## Stated task
In your copy, leave out the pictures; write out all the data exactly.

— start of Raw data —

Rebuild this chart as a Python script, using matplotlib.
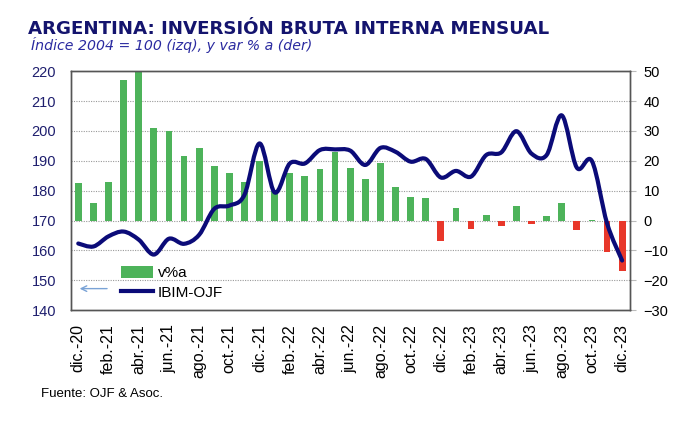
import numpy as np
import matplotlib
matplotlib.use("Agg")
import matplotlib.pyplot as plt
from matplotlib.path import Path
from matplotlib.patches import PathPatch, Patch
from matplotlib.lines import Line2D

# meses dic-20 .. dic-23
meses = ["dic.-20", "ene.-21", "feb.-21", "mar.-21", "abr.-21", "may.-21", "jun.-21",
         "jul.-21", "ago.-21", "sep.-21", "oct.-21", "nov.-21", "dic.-21", "ene.-22",
         "feb.-22", "mar.-22", "abr.-22", "may.-22", "jun.-22", "jul.-22", "ago.-22",
         "sep.-22", "oct.-22", "nov.-22", "dic.-22", "ene.-23", "feb.-23", "mar.-23",
         "abr.-23", "may.-23", "jun.-23", "jul.-23", "ago.-23", "sep.-23", "oct.-23",
         "nov.-23", "dic.-23"]

# variacion % anual (eje derecho)
var_pct = [12.4, 5.8, 13.0, 46.9, 51.0, 30.8, 29.9, 21.6, 24.3, 18.3, 15.8, 13.0,
           20.0, 10.0, 16.0, 14.9, 17.4, 23.0, 17.7, 13.8, 19.4, 11.1, 8.0, 7.4,
           -7.0, 4.3, -2.8, 1.7, -1.8, 4.9, -1.2, 1.4, 5.8, -3.3, 0.3, -10.7, -16.8]

# indice IBIM-OJF (eje izquierdo)
ibim = [162.3, 161.3, 164.7, 166.3, 163.6, 158.6, 163.9, 162.2, 165.2, 173.9, 175.0,
        178.6, 195.8, 179.4, 189.1, 189.1, 193.6, 193.8, 193.4, 188.6, 194.3, 193.0,
        189.7, 190.6, 184.4, 186.6, 184.7, 191.9, 192.8, 199.9, 192.4, 191.9, 205.2,
        187.7, 189.9, 169.1, 156.6]

azul = "#0b0b78"
verde = "#4db35a"
rojo = "#e8372a"


def curva_suave(x, y):
    # linea suavizada tipo Excel (Catmull-Rom -> Bezier)
    x = np.asarray(x, float)
    y = np.asarray(y, float)
    verts = [(x[0], y[0])]
    codes = [Path.MOVETO]
    n = len(x)
    for i in range(n - 1):
        x0, y0 = (x[i - 1], y[i - 1]) if i > 0 else (x[i], y[i])
        x3, y3 = (x[i + 2], y[i + 2]) if i + 2 < n else (x[i + 1], y[i + 1])
        c1 = (x[i] + (x[i + 1] - x0) / 6, y[i] + (y[i + 1] - y0) / 6)
        c2 = (x[i + 1] - (x3 - x[i]) / 6, y[i + 1] - (y3 - y[i]) / 6)
        verts += [c1, c2, (x[i + 1], y[i + 1])]
        codes += [Path.CURVE4] * 3
    return Path(verts, codes)


x = np.arange(len(meses))

fig = plt.figure(figsize=(6.8, 4.26), dpi=100)
ax = fig.add_axes([0.104, 0.272, 0.822, 0.561])
ax2 = ax.twinx()

# barras (eje derecho)
colores = [verde if v >= 0 else rojo for v in var_pct]
ax.bar(x, var_pct, width=0.45, color=colores, zorder=2)
ax.set_ylim(-30, 50)
ax.set_yticks(range(-30, 51, 10))
for v in range(-20, 50, 10):
    ax.axhline(v, color="#9a9a9a", lw=0.8, ls=(0, (1, 1.2)), zorder=1)
ax.set_xlim(-0.5, len(meses) - 0.5)
ax.set_xticks(x[::2])
ax.set_xticklabels(meses[::2], rotation=90, fontsize=11.5)
ax.tick_params(axis="x", length=0, pad=10)
ax.yaxis.tick_right()
ax.tick_params(axis="y", left=False, labelleft=False, right=True, labelright=True,
               length=4, color="#bbbbbb", labelsize=10.5, pad=6, labelcolor="black")

# indice (eje izquierdo)
ax2.set_ylim(140, 220)
ax2.set_yticks(range(140, 221, 10))
ax2.yaxis.tick_left()
ax2.tick_params(axis="y", right=False, labelright=False, left=False, labelleft=True,
                labelsize=10.5, pad=7, labelcolor="#1e1e6e")
ax2.add_patch(PathPatch(curva_suave(x, ibim), fill=False, edgecolor=azul, lw=3.0,
                        capstyle="round", joinstyle="round", zorder=3))

for a in (ax, ax2):
    for s in a.spines.values():
        s.set_color("#555555")
        s.set_linewidth(1.0)

for lab in ax.get_xticklabels() + ax.get_yticklabels() + ax2.get_yticklabels():
    lab.set_fontfamily("Liberation Sans")

# leyenda
handles = [Patch(facecolor=verde, edgecolor="none"),
           Line2D([], [], color=azul, lw=3.0)]
ax2.legend(handles, ["v%a", "IBIM-OJF"], loc="lower left",
           bbox_to_anchor=(0.066, -0.015), frameon=False,
           handlelength=2.1, handleheight=0.8, handletextpad=0.3,
           labelspacing=0.35, prop={"family": "Liberation Sans", "size": 11})
ax2.annotate("", xy=(0.011, 0.09), xytext=(0.07, 0.09), xycoords="axes fraction",
             arrowprops=dict(arrowstyle="->", color="#7aa3d6", lw=1.0))

# textos
fig.text(0.041, 1 - 34 / 426, "ARGENTINA: INVERSIÓN BRUTA INTERNA MENSUAL",
         fontsize=13.15, fontweight="bold", color="#14146e", va="baseline",
         family="DejaVu Sans")
fig.text(0.045, 1 - 50 / 426, "Índice 2004 = 100 (izq), y var % a (der)",
         fontsize=10.2, style="italic", color="#2a2aa0", va="baseline",
         family="DejaVu Sans")
fig.text(0.061, 1 - 397 / 426, "Fuente: OJF & Asoc.", fontsize=9.5,
         family="Liberation Sans", va="baseline")

fig.savefig("out.png", dpi=100)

— end of Raw data —

## Solved exercise
Rebuild this chart as a Python script, using matplotlib.
import numpy as np
import matplotlib
matplotlib.use("Agg")
import matplotlib.pyplot as plt
from matplotlib.path import Path
from matplotlib.patches import PathPatch, Patch
from matplotlib.lines import Line2D

# meses dic-20 .. dic-23
meses = ["dic.-20", "ene.-21", "feb.-21", "mar.-21", "abr.-21", "may.-21", "jun.-21",
         "jul.-21", "ago.-21", "sep.-21", "oct.-21", "nov.-21", "dic.-21", "ene.-22",
         "feb.-22", "mar.-22", "abr.-22", "may.-22", "jun.-22", "jul.-22", "ago.-22",
         "sep.-22", "oct.-22", "nov.-22", "dic.-22", "ene.-23", "feb.-23", "mar.-23",
         "abr.-23", "may.-23", "jun.-23", "jul.-23", "ago.-23", "sep.-23", "oct.-23",
         "nov.-23", "dic.-23"]

# variacion % anual (eje derecho)
var_pct = [12.4, 5.8, 13.0, 46.9, 51.0, 30.8, 29.9, 21.6, 24.3, 18.3, 15.8, 13.0,
           20.0, 10.0, 16.0, 14.9, 17.4, 23.0, 17.7, 13.8, 19.4, 11.1, 8.0, 7.4,
           -7.0, 4.3, -2.8, 1.7, -1.8, 4.9, -1.2, 1.4, 5.8, -3.3, 0.3, -10.7, -16.8]

# indice IBIM-OJF (eje izquierdo)
ibim = [162.3, 161.3, 164.7, 166.3, 163.6, 158.6, 163.9, 162.2, 165.2, 173.9, 175.0,
        178.6, 195.8, 179.4, 189.1, 189.1, 193.6, 193.8, 193.4, 188.6, 194.3, 193.0,
        189.7, 190.6, 184.4, 186.6, 184.7, 191.9, 192.8, 199.9, 192.4, 191.9, 205.2,
        187.7, 189.9, 169.1, 156.6]

azul = "#0b0b78"
verde = "#4db35a"
rojo = "#e8372a"


def curva_suave(x, y):
    # linea suavizada tipo Excel (Catmull-Rom -> Bezier)
    x = np.asarray(x, float)
    y = np.asarray(y, float)
    verts = [(x[0], y[0])]
    codes = [Path.MOVETO]
    n = len(x)
    for i in range(n - 1):
        x0, y0 = (x[i - 1], y[i - 1]) if i > 0 else (x[i], y[i])
        x3, y3 = (x[i + 2], y[i + 2]) if i + 2 < n else (x[i + 1], y[i + 1])
        c1 = (x[i] + (x[i + 1] - x0) / 6, y[i] + (y[i + 1] - y0) / 6)
        c2 = (x[i + 1] - (x3 - x[i]) / 6, y[i + 1] - (y3 - y[i]) / 6)
        verts += [c1, c2, (x[i + 1], y[i + 1])]
        codes += [Path.CURVE4] * 3
    return Path(verts, codes)


x = np.arange(len(meses))

fig = plt.figure(figsize=(6.8, 4.26), dpi=100)
ax = fig.add_axes([0.104, 0.272, 0.822, 0.561])
ax2 = ax.twinx()

# barras (eje derecho)
colores = [verde if v >= 0 else rojo for v in var_pct]
ax.bar(x, var_pct, width=0.45, color=colores, zorder=2)
ax.set_ylim(-30, 50)
ax.set_yticks(range(-30, 51, 10))
for v in range(-20, 50, 10):
    ax.axhline(v, color="#9a9a9a", lw=0.8, ls=(0, (1, 1.2)), zorder=1)
ax.set_xlim(-0.5, len(meses) - 0.5)
ax.set_xticks(x[::2])
ax.set_xticklabels(meses[::2], rotation=90, fontsize=11.5)
ax.tick_params(axis="x", length=0, pad=10)
ax.yaxis.tick_right()
ax.tick_params(axis="y", left=False, labelleft=False, right=True, labelright=True,
               length=4, color="#bbbbbb", labelsize=10.5, pad=6, labelcolor="black")

# indice (eje izquierdo)
ax2.set_ylim(140, 220)
ax2.set_yticks(range(140, 221, 10))
ax2.yaxis.tick_left()
ax2.tick_params(axis="y", right=False, labelright=False, left=False, labelleft=True,
                labelsize=10.5, pad=7, labelcolor="#1e1e6e")
ax2.add_patch(PathPatch(curva_suave(x, ibim), fill=False, edgecolor=azul, lw=3.0,
                        capstyle="round", joinstyle="round", zorder=3))

for a in (ax, ax2):
    for s in a.spines.values():
        s.set_color("#555555")
        s.set_linewidth(1.0)

for lab in ax.get_xticklabels() + ax.get_yticklabels() + ax2.get_yticklabels():
    lab.set_fontfamily("Liberation Sans")

# leyenda
handles = [Patch(facecolor=verde, edgecolor="none"),
           Line2D([], [], color=azul, lw=3.0)]
ax2.legend(handles, ["v%a", "IBIM-OJF"], loc="lower left",
           bbox_to_anchor=(0.066, -0.015), frameon=False,
           handlelength=2.1, handleheight=0.8, handletextpad=0.3,
           labelspacing=0.35, prop={"family": "Liberation Sans", "size": 11})
ax2.annotate("", xy=(0.011, 0.09), xytext=(0.07, 0.09), xycoords="axes fraction",
             arrowprops=dict(arrowstyle="->", color="#7aa3d6", lw=1.0))

# textos
fig.text(0.041, 1 - 34 / 426, "ARGENTINA: INVERSIÓN BRUTA INTERNA MENSUAL",
         fontsize=13.15, fontweight="bold", color="#14146e", va="baseline",
         family="DejaVu Sans")
fig.text(0.045, 1 - 50 / 426, "Índice 2004 = 100 (izq), y var % a (der)",
         fontsize=10.2, style="italic", color="#2a2aa0", va="baseline",
         family="DejaVu Sans")
fig.text(0.061, 1 - 397 / 426, "Fuente: OJF & Asoc.", fontsize=9.5,
         family="Liberation Sans", va="baseline")

fig.savefig("out.png", dpi=100)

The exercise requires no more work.